QXO’s CEO, Brad Jacobs, reiterated that the offer represents a substantial premium over Beacon’s historical trading prices and criticized Beacon’s management for allegedly misleading investors about the company’s valuation and financial prospects.
“Our offer is an all-time high for the stock and represents a 37% premium to Beacon’s 90-day unaffected VWAP as of November 15, 2024,” Jacobs wrote in the letter to shareholders.
“In evaluating QXO’s offer, Beacon conveniently ignores that its share price reflects our acquisition interest following the Wall Street Journal’s November 18, 2024 report,” Jacobs wrote.
“That day, Beacon’s stock rose 9.9%, compared to a 0.4% increase in the S&P 500,” he added. “Yet, Beacon compares QXO’s offer to share price metrics as of January 14, 2025 — a misleading approach that distorts expectations of Beacon’s standalone value. “
And, for good measure, QXO mentioned that Beacon’s Chairman Stuart Randle and CEO Julian Francis each sold significant portions of their shares at prices well below the takeover bid, with Randle selling at $94.80 per share and Francis at $97.91 per share.
“Actions speak louder than words: Beacon insiders recently sold shares at prices far below QXO’s offer,” the letter stated. “If Beacon’s future is so bright under current management, why are insiders selling shares sharply below QXO’s offer price?”
Standing Firm on (Shaky) Ground
Beacon’s board remains opposed to the acquisition, arguing that the company’s long-term growth potential outweighs QXO’s bid.
The company is expected to present its 2028 financial projections at an analyst day next month in New York, a move some see as an attempt to reassure investors of its independent value. Yet, industry analysts remain skeptical.
“While we believe these [projections] will be bullish, we have rarely seen long-term forecasts significantly shift sentiment in cases like this,” wrote Keith Hughes, the Truist Securities analyst, in Monday’s equity research report.
As the Feb. 24 deadline for QXO’s tender offer approaches, shareholders face a crucial decision. If no alternative bidder emerges, QXO’s strategy of nominating a slate of directors, which must be submitted by this Friday, could sway the vote in favor of the acquisition.
“With the offer at a price level Beacon stock has never traded at, we suspect a majority of investors will vote for QXO board nominees if the process goes that far,” Hughes noted in the Truist Securities report.
The outcome of this high-stakes battle could reshape the roofing supply industry, potentially affecting contractors and distributors alike.
Should QXO succeed, it would mark a significant shift in industry consolidation, potentially setting a precedent for further acquisitions in the building materials sector.
In an email response to QXO, a spokesperson for Beacon wrote:
“On multiple occasions, we have sought to constructively engage with QXO to allow them to review our 2028 long-term targets and show them a path to increased value.

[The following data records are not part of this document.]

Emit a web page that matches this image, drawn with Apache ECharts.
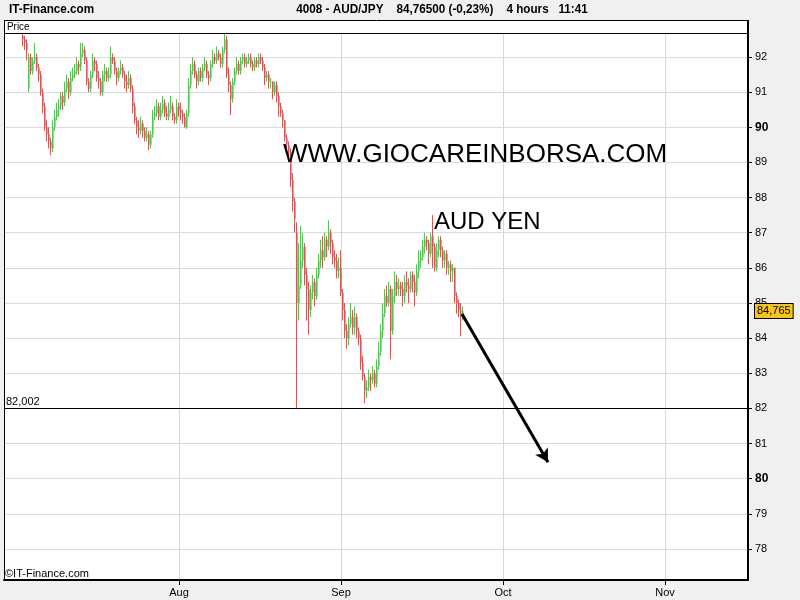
<!DOCTYPE html>
<html>
<head>
<meta charset="utf-8">
<script src="https://cdn.jsdelivr.net/npm/echarts@6/dist/echarts.min.js"></script>
<style>
html,body{margin:0;padding:0;background:#f0f0f0;}
#chart{width:800px;height:600px;}
</style>
</head>
<body>
<div id="chart"></div>
<script>
// ---- data ----
const monthLabels = ['Aug', 'Sep', 'Oct', 'Nov'];
const monthSlots = [87.5, 168.5, 249.5, 330.5];
const yTicks = [78, 79, 80, 81, 82, 83, 84, 85, 86, 87, 88, 89, 90, 91, 92];
const slotCount = 373;
const firstBarSlot = 9;

const opens = [
92.6,92.5,92.4,91.1,92.0,91.6,91.9,92.0,91.7,91.5,
91.0,90.6,90.0,89.8,89.6,89.4,90.0,90.3,90.5,90.6,
90.9,90.7,91.1,91.3,91.0,91.4,91.5,91.6,91.8,91.7,
92.1,92.2,91.9,91.3,91.1,91.5,91.9,91.8,91.4,91.3,
91.0,91.5,91.6,91.4,91.5,92.0,91.9,91.6,91.4,91.6,
91.7,91.5,91.3,91.2,91.4,91.1,90.6,90.2,90.0,89.9,
90.1,89.9,89.7,89.8,89.5,89.8,90.3,90.4,90.6,90.3,
90.5,90.7,90.4,90.3,90.5,90.6,90.3,90.2,90.6,90.5,
90.4,90.3,90.0,90.4,91.2,91.6,91.8,91.5,91.3,91.6,
91.4,91.7,91.8,91.5,91.4,91.8,92.0,91.9,92.1,92.0,
91.8,92.2,92.5,91.5,91.2,90.8,91.3,91.6,91.8,91.6,
91.9,92.0,91.8,91.9,92.0,91.8,91.7,91.9,91.8,92.0,
91.9,91.7,91.4,91.5,91.3,91.3,91.0,91.2,90.9,90.6,
90.4,90.2,89.7,89.5,89.3,88.5,87.9,87.0,85.0,85.5,
86.2,86.6,85.8,85.4,84.8,85.3,85.6,85.2,85.8,86.2,
86.5,86.3,86.8,86.6,87.0,86.7,86.3,86.2,85.9,86.0,
85.3,84.8,84.2,84.0,84.4,84.6,84.3,84.6,84.2,84.0,
83.3,82.9,82.5,82.6,82.9,82.8,83.0,82.7,83.2,83.6,
84.2,84.7,85.2,85.0,85.4,84.2,85.2,85.6,85.4,85.5,
85.4,85.2,85.6,85.5,85.4,85.8,85.6,85.3,85.9,86.2,
86.3,86.6,86.8,86.7,86.4,86.9,86.6,86.0,86.5,86.8,
86.5,86.2,86.4,86.0,86.1,85.9,86.0,85.2,85.0,84.8,
84.6];
const closes = [
92.5,92.4,92.2,92.0,91.6,91.9,92.0,91.7,91.5,91.0,
90.6,90.0,89.8,89.6,89.4,90.0,90.3,90.5,90.6,90.9,
90.7,91.1,91.3,91.0,91.4,91.5,91.6,91.8,91.7,92.1,
92.2,91.9,91.3,91.1,91.5,91.9,91.8,91.4,91.3,91.0,
91.5,91.6,91.4,91.5,92.0,91.9,91.6,91.4,91.6,91.7,
91.5,91.3,91.2,91.4,91.1,90.6,90.2,90.0,89.9,90.1,
89.9,89.7,89.8,89.5,89.8,90.3,90.4,90.6,90.3,90.5,
90.7,90.4,90.3,90.5,90.6,90.3,90.2,90.6,90.5,90.4,
90.3,90.0,90.4,91.2,91.6,91.8,91.5,91.3,91.6,91.4,
91.7,91.8,91.5,91.4,91.8,92.0,91.9,92.1,92.0,91.8,
92.2,92.5,91.5,91.2,90.8,91.3,91.6,91.8,91.6,91.9,
92.0,91.8,91.9,92.0,91.8,91.7,91.9,91.8,92.0,91.9,
91.7,91.4,91.5,91.3,91.3,91.0,91.2,90.9,90.6,90.4,
90.2,89.7,89.5,89.3,88.5,87.9,87.4,85.0,85.5,86.2,
86.6,85.8,85.4,84.8,85.3,85.6,85.2,85.8,86.2,86.5,
86.3,86.8,86.6,87.0,86.7,86.3,86.2,85.9,86.0,85.3,
84.8,84.2,84.0,84.4,84.6,84.3,84.6,84.2,84.0,83.3,
82.9,82.5,82.6,82.9,82.8,83.0,82.7,83.2,83.6,84.2,
84.7,85.2,85.0,85.4,84.2,85.2,85.6,85.4,85.5,85.4,
85.2,85.6,85.5,85.4,85.8,85.6,85.3,85.9,86.2,86.3,
86.6,86.8,86.7,86.4,86.9,86.6,86.0,86.5,86.8,86.5,
86.2,86.4,86.0,86.1,85.9,86.0,85.2,85.0,84.8,84.6,
84.765];
const highs = [
92.7,92.6,92.5,92.1,92.1,92.0,92.4,92.1,91.8,91.6,
91.1,90.7,90.2,90.0,89.7,90.2,90.5,90.7,90.8,91.0,
91.0,91.3,91.5,91.4,91.6,91.7,91.8,92.0,91.9,92.4,
92.4,92.3,92.0,91.4,91.6,92.1,92.0,91.9,91.6,91.4,
91.6,91.8,91.7,91.7,92.3,92.1,92.0,91.7,91.7,91.9,
91.8,91.6,91.5,91.6,91.5,91.2,90.7,90.3,90.2,90.3,
90.2,90.0,90.0,89.9,89.9,90.5,90.6,90.8,90.7,90.7,
90.9,90.8,90.6,90.7,90.9,90.7,90.4,90.8,90.7,90.7,
90.5,90.4,90.5,91.4,91.8,92.0,91.9,91.6,91.7,91.7,
91.8,92.0,91.9,91.6,91.9,92.2,92.1,92.3,92.2,92.1,
92.3,92.68,92.6,91.7,91.3,91.4,91.7,92.0,91.9,92.0,
92.1,92.1,92.0,92.1,92.1,91.9,92.0,92.0,92.1,92.1,
92.0,91.8,91.6,91.6,91.4,91.3,91.3,91.3,91.0,90.7,
90.5,90.2,89.8,89.6,89.4,88.7,88.0,87.3,86.7,87.2,
87.0,86.7,86.0,85.6,85.5,85.8,85.7,86.0,86.4,86.8,
86.9,87.0,86.9,87.35,87.1,86.8,86.5,86.4,86.3,86.5,
85.4,85.0,84.4,84.6,85.0,84.8,84.9,84.7,84.3,84.1,
83.5,83.0,82.8,83.1,83.0,83.2,83.1,83.4,83.9,84.4,
85.0,85.4,85.5,85.6,85.5,85.4,85.9,85.8,85.7,85.6,
85.6,85.8,85.9,85.7,85.9,85.9,85.8,86.1,86.5,86.5,
86.8,87.0,86.9,86.8,87.0,87.5,86.7,86.7,86.9,86.9,
86.6,86.5,86.5,86.2,86.2,86.1,86.0,85.3,85.1,85.0,
84.9];
const lows = [
92.3,92.2,91.9,91.0,91.5,91.5,91.8,91.6,91.3,90.9,
90.4,89.9,89.6,89.4,89.2,89.3,89.9,90.2,90.3,90.5,
90.5,90.6,91.0,90.8,90.9,91.3,91.4,91.5,91.5,91.6,
92.0,91.8,91.2,91.0,91.0,91.4,91.6,91.3,91.1,90.9,
90.9,91.3,91.3,91.3,91.4,91.8,91.5,91.2,91.3,91.5,
91.4,91.1,91.0,91.1,91.0,90.4,90.1,89.8,89.7,89.8,
89.7,89.6,89.6,89.35,89.4,89.7,90.2,90.3,90.2,90.2,
90.4,90.3,90.2,90.2,90.4,90.2,90.1,90.1,90.3,90.2,
90.1,90.0,89.95,90.3,91.1,91.5,91.4,91.1,91.2,91.3,
91.3,91.6,91.4,91.2,91.3,91.7,91.8,91.8,91.9,91.7,
91.7,92.1,91.4,91.0,90.35,90.7,91.2,91.5,91.5,91.5,
91.8,91.7,91.7,91.8,91.7,91.6,91.6,91.7,91.7,91.8,
91.6,91.2,91.3,91.1,91.1,90.8,90.9,90.7,90.3,90.3,
90.0,89.6,89.4,89.0,88.3,87.6,87.0,82.002,84.5,85.4,
86.0,85.5,84.5,84.1,84.6,85.1,84.9,85.1,85.7,86.0,
86.0,86.2,86.3,86.5,86.4,86.1,86.0,85.7,85.7,85.2,
84.5,84.0,83.7,83.8,84.3,84.1,84.1,84.0,83.8,83.1,
82.8,82.15,82.3,82.5,82.5,82.7,82.6,82.6,83.1,83.5,
84.0,84.6,84.9,84.9,83.4,84.1,85.0,85.2,85.2,85.2,
84.9,85.0,85.3,85.0,85.3,85.3,84.9,85.2,85.7,86.0,
86.2,86.4,86.5,86.1,86.3,86.0,85.9,85.9,86.3,86.3,
86.0,86.0,85.8,85.8,85.6,85.6,85.0,84.7,84.6,84.05,
84.5];

const lowestPrice = 82.002;
const lastPrice = 84.765;
const arrowFrom = [229, 84.69];
const arrowTo = [272, 80.47];

// ---- build options ----
const rows = closes.map((c, i) => [firstBarSlot + i, opens[i], c, lows[i], highs[i]]);

const FONT = '"Liberation Sans", Arial, sans-serif';
const UP = '#55c455';
const DOWN = '#d45858';

function renderBar(params, api) {
  const x = api.value(0), o = api.value(1), c = api.value(2), l = api.value(3), h = api.value(4);
  const pH = api.coord([x, h]), pL = api.coord([x, l]);
  const pO = api.coord([x, o]), pC = api.coord([x, c]);
  const color = c >= o ? UP : DOWN;
  const cx = Math.round(pH[0]) + 0.5;
  const top = Math.min(pO[1], pC[1]);
  const hgt = Math.max(1, Math.abs(pO[1] - pC[1]));
  return {
    type: 'group',
    children: [
      {type: 'line', shape: {x1: cx, y1: pH[1], x2: cx, y2: pL[1]}, style: {stroke: color, lineWidth: 1}},
      {type: 'rect', shape: {x: cx - 0.5, y: top, width: 1.6, height: hgt}, style: {fill: color}}
    ]
  };
}

const chart = echarts.init(document.getElementById('chart'), null, {renderer: 'canvas'});
chart.setOption({
  animation: false,
  backgroundColor: '#f0f0f0',
  dataset: {dimensions: ['slot', 'open', 'close', 'low', 'high'], source: rows},
  grid: {left: 4, top: 33, right: 52, bottom: 20, show: true, backgroundColor: '#ffffff', borderWidth: 0},
  xAxis: {
    type: 'value',
    min: 0,
    max: slotCount - 1,
    axisLine: {onZero: false, lineStyle: {color: '#000', width: 2}},
    axisTick: {customValues: monthSlots, length: 5, lineStyle: {color: '#000'}},
    axisLabel: {customValues: monthSlots, color: '#000', fontSize: 11, fontFamily: FONT, margin: 7,
      formatter: v => monthLabels[monthSlots.indexOf(v)] || ''},
    splitLine: {show: true, lineStyle: {color: '#d8d8d8'}}
  },
  yAxis: {
    type: 'value',
    position: 'right',
    min: 77.118,
    max: 92.683,
    axisLine: {show: true, onZero: false, lineStyle: {color: '#000', width: 2}},
    axisTick: {show: true, customValues: yTicks, length: 4, lineStyle: {color: '#000'}},
    axisLabel: {
      customValues: yTicks, color: '#000', fontSize: 11, fontFamily: FONT, margin: 7,
      formatter: v => (v % 10 === 0 ? '{b|' + v + '}' : String(v)),
      rich: {b: {fontWeight: 'bold', fontSize: 12, fontFamily: FONT, color: '#000'}}
    },
    splitLine: {show: true, lineStyle: {color: '#dcdcdc'}}
  },
  series: [{
    type: 'custom',
    renderItem: renderBar,
    encode: {x: 'slot', y: ['open', 'close', 'low', 'high']},
    clip: true,
    markLine: {
      silent: true,
      symbol: ['none', 'none'],
      data: [
        {yAxis: lowestPrice, lineStyle: {color: '#000', width: 1, type: 'solid'},
         label: {show: true, position: 'insideStartTop', formatter: '82,002', color: '#000', fontSize: 11, fontFamily: FONT, distance: [2, 1]}},
        {yAxis: lastPrice, lineStyle: {color: 'rgba(0,0,0,0)', width: 0},
         label: {show: true, position: 'end', formatter: '84,765', color: '#000', fontSize: 11, fontFamily: FONT,
                 backgroundColor: '#f7c41a', borderColor: '#000', borderWidth: 1, padding: [2, 2, 1, 2], distance: 7}},
        [
          {coord: arrowFrom, symbol: 'none', lineStyle: {color: '#000', width: 3, type: 'solid'}},
          {coord: arrowTo, symbol: 'arrow', symbolSize: [11, 13]}
        ]
      ]
    }
  }],
  graphic: [
    {type: 'rect', shape: {x: 4, y: 20, width: 744, height: 13}, style: {fill: '#fff'}, z: 0},
    {type: 'line', shape: {x1: 4, y1: 20.5, x2: 749, y2: 20.5}, style: {stroke: '#000', lineWidth: 1}, z: 10},
    {type: 'line', shape: {x1: 4, y1: 33.5, x2: 748, y2: 33.5}, style: {stroke: '#000', lineWidth: 1}, z: 10},
    {type: 'line', shape: {x1: 4.5, y1: 20, x2: 4.5, y2: 581}, style: {stroke: '#000', lineWidth: 1}, z: 10},
    {type: 'line', shape: {x1: 748, y1: 20, x2: 748, y2: 34}, style: {stroke: '#000', lineWidth: 2}, z: 10},
    {type: 'text', x: 7, y: 27, scaleX: 0.9, style: {text: 'Price', fill: '#000', font: '11px ' + FONT, verticalAlign: 'middle'}, z: 20},
    {type: 'text', x: 9, y: 9, scaleX: 0.9, style: {text: 'IT-Finance.com', fill: '#000', font: 'bold 13px ' + FONT, verticalAlign: 'middle'}, z: 20},
    {type: 'text', x: 442, y: 9, scaleX: 0.9, style: {text: '4008 - AUD/JPY    84,76500 (-0,23%)    4 hours   11:41', fill: '#000', font: 'bold 13px ' + FONT, align: 'center', verticalAlign: 'middle'}, z: 20},
    {type: 'text', x: 5, y: 574, style: {text: '\u00A9IT-Finance.com', fill: '#000', font: '11px ' + FONT, verticalAlign: 'middle'}, z: 20},
    {type: 'text', x: 283, y: 155, style: {text: 'WWW.GIOCAREINBORSA.COM', fill: '#000', font: '26px ' + FONT, verticalAlign: 'middle'}, z: 20},
    {type: 'text', x: 434, y: 222, style: {text: 'AUD YEN', fill: '#000', font: '24px ' + FONT, verticalAlign: 'middle'}, z: 20}
  ]
});
</script>
</body>
</html>
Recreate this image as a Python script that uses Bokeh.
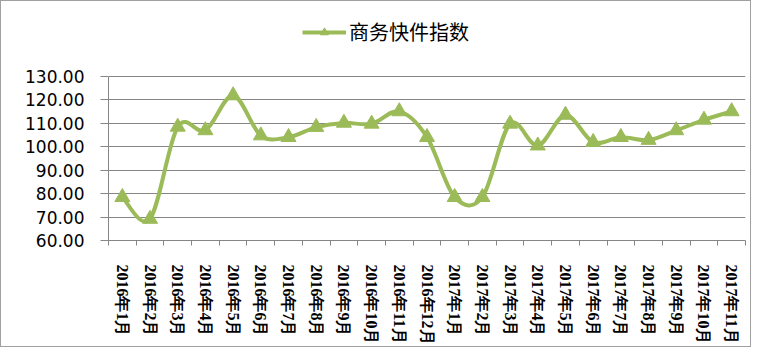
from bokeh.plotting import figure
from bokeh.models import Range1d, FixedTicker, NumeralTickFormatter, Legend, LegendItem, ColumnDataSource
from bokeh.embed import file_html
from bokeh.resources import INLINE

months = ["2016年1月", "2016年2月", "2016年3月", "2016年4月", "2016年5月", "2016年6月",
          "2016年7月", "2016年8月", "2016年9月", "2016年10月", "2016年11月", "2016年12月",
          "2017年1月", "2017年2月", "2017年3月", "2017年4月", "2017年5月", "2017年6月",
          "2017年7月", "2017年8月", "2017年9月", "2017年10月", "2017年11月"]
values = [78.5, 69.2, 108.5, 107.0, 121.9, 104.8, 104.1, 108.4, 110.2, 109.8, 115.1, 104.1,
          78.5, 78.5, 109.8, 100.5, 113.6, 102.0, 104.1, 102.9, 107.0, 111.5, 115.1]
y_ticks = [60, 70, 80, 90, 100, 110, 120, 130]
series_name = "商务快件指数"

GREEN = "#9BBB59"
GRAY = "#868686"

n = len(months)
xs = [i + 0.5 for i in range(n)]
ys = values

# Excel-style smoothed line: cubic Bezier segments (Catmull-Rom control points)
seg = dict(x0=[], y0=[], x1=[], y1=[], cx0=[], cy0=[], cx1=[], cy1=[])
for i in range(n - 1):
    a = i - 1 if i > 0 else i
    d = i + 2 if i + 2 < n else i + 1
    seg["x0"].append(xs[i]); seg["y0"].append(ys[i])
    seg["x1"].append(xs[i + 1]); seg["y1"].append(ys[i + 1])
    seg["cx0"].append(xs[i] + (xs[i + 1] - xs[a]) / 6)
    seg["cy0"].append(ys[i] + (ys[i + 1] - ys[a]) / 6)
    seg["cx1"].append(xs[i + 1] - (xs[d] - xs[i]) / 6)
    seg["cy1"].append(ys[i + 1] - (ys[d] - ys[i]) / 6)

W, H = 751, 347
BL, BR, BT, BB = 107, 7, 13, 108
frame_h = H - BT - BB
# frame extends above the top tick to leave room for the legend (60..130 spans 164px)
y_top = y_ticks[0] + (y_ticks[-1] - y_ticks[0]) * frame_h / 164.0

p = figure(width=W, height=H, output_backend="svg", toolbar_location=None,
           x_range=Range1d(0, n), y_range=Range1d(y_ticks[0], y_top),
           min_border_left=BL, min_border_right=BR, min_border_top=BT, min_border_bottom=BB)
p.outline_line_color = None
p.background_fill_color = "white"
p.border_fill_color = "white"
p.styles = {"border": "1px solid #a0a0a0", "box-sizing": "border-box"}

bez = p.bezier(x0="x0", y0="y0", x1="x1", y1="y1", cx0="cx0", cy0="cy0", cx1="cx1", cy1="cy1",
               source=ColumnDataSource(seg), line_color=GREEN, line_width=4)
sc = p.scatter(xs, ys, marker="triangle", size=15, fill_color=GREEN, line_color=GREEN)

# axes
p.xgrid.visible = False
p.ygrid.grid_line_color = GRAY
p.ygrid.grid_line_width = 1
p.ygrid.ticker = FixedTicker(ticks=y_ticks)

p.yaxis.bounds = (y_ticks[0], y_ticks[-1])
p.yaxis.ticker = FixedTicker(ticks=y_ticks)
p.yaxis.formatter = NumeralTickFormatter(format="0.00")
p.yaxis.axis_line_color = GRAY
p.yaxis.major_tick_line_color = GRAY
p.yaxis.major_tick_out = 8
p.yaxis.major_tick_in = 0
p.yaxis.minor_tick_line_color = None
p.yaxis.major_label_standoff = 16
p.yaxis.major_label_text_font = "DejaVu Sans"
p.yaxis.major_label_text_font_size = "17px"
p.yaxis.major_label_text_color = "black"

p.xaxis.ticker = FixedTicker(ticks=xs, minor_ticks=list(range(n + 1)))
p.xaxis.major_label_overrides = {x: m for x, m in zip(xs, months)}
p.xaxis.major_label_orientation = "vertical"
p.xaxis.axis_line_color = GRAY
p.xaxis.major_tick_line_color = None
p.xaxis.major_tick_out = 0
p.xaxis.major_tick_in = 0
p.xaxis.minor_tick_line_color = GRAY
p.xaxis.minor_tick_out = 5
p.xaxis.minor_tick_in = 0
p.xaxis.major_label_standoff = 19
p.xaxis.major_label_text_font = "Liberation Serif"
p.xaxis.major_label_text_font_style = "bold"
p.xaxis.major_label_text_font_size = "16px"
p.xaxis.major_label_text_color = "black"

legend = Legend(items=[LegendItem(label=series_name, renderers=[bez, sc])],
                location=(194, 194), orientation="horizontal",
                padding=0, margin=0, border_line_color=None, background_fill_alpha=0,
                glyph_width=44, glyph_height=20, label_standoff=3,
                label_text_font="Noto Sans CJK SC", label_text_font_size="20px",
                label_text_color="black")
p.add_layout(legend, "center")

open("out.html", "w").write(file_html(p, INLINE))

"Instead, they have refused to engage, first stating that they were not interested in receiving any confidential information and later disparaging information they have not seen.
"We look forward to sharing more about our future growth plans and 2028 long-term targets with all investors at our upcoming Investor Day.”
A QXO representative balked at the assertion Beacon sought constructive engagement without first requiring the company to sign a binding agreement restricting QXO's ability to communicate with Beacon shareholders.
"Beacon’s claim that it has been willing to engage with us is flatly false," the representative, who requested anonymity because of the issue's sensitive nature, said.
"The company has repeatedly refused to engage unless we first sign a standstill agreement restricting our ability to communicate with shareholders," the QXO rep added. "However, that point is now moot, as we have launched a tender offer."
For now, all eyes remain on Beacon’s next move and whether that last-minute ‘white knight’ bidder will emerge to challenge QXO’s premium offer.
Beacon, which trades on the Nasdaq, closed up $0.87 on Tuesday in light trading at $119..44. The company will release its Q4 earnings on Feb. 27.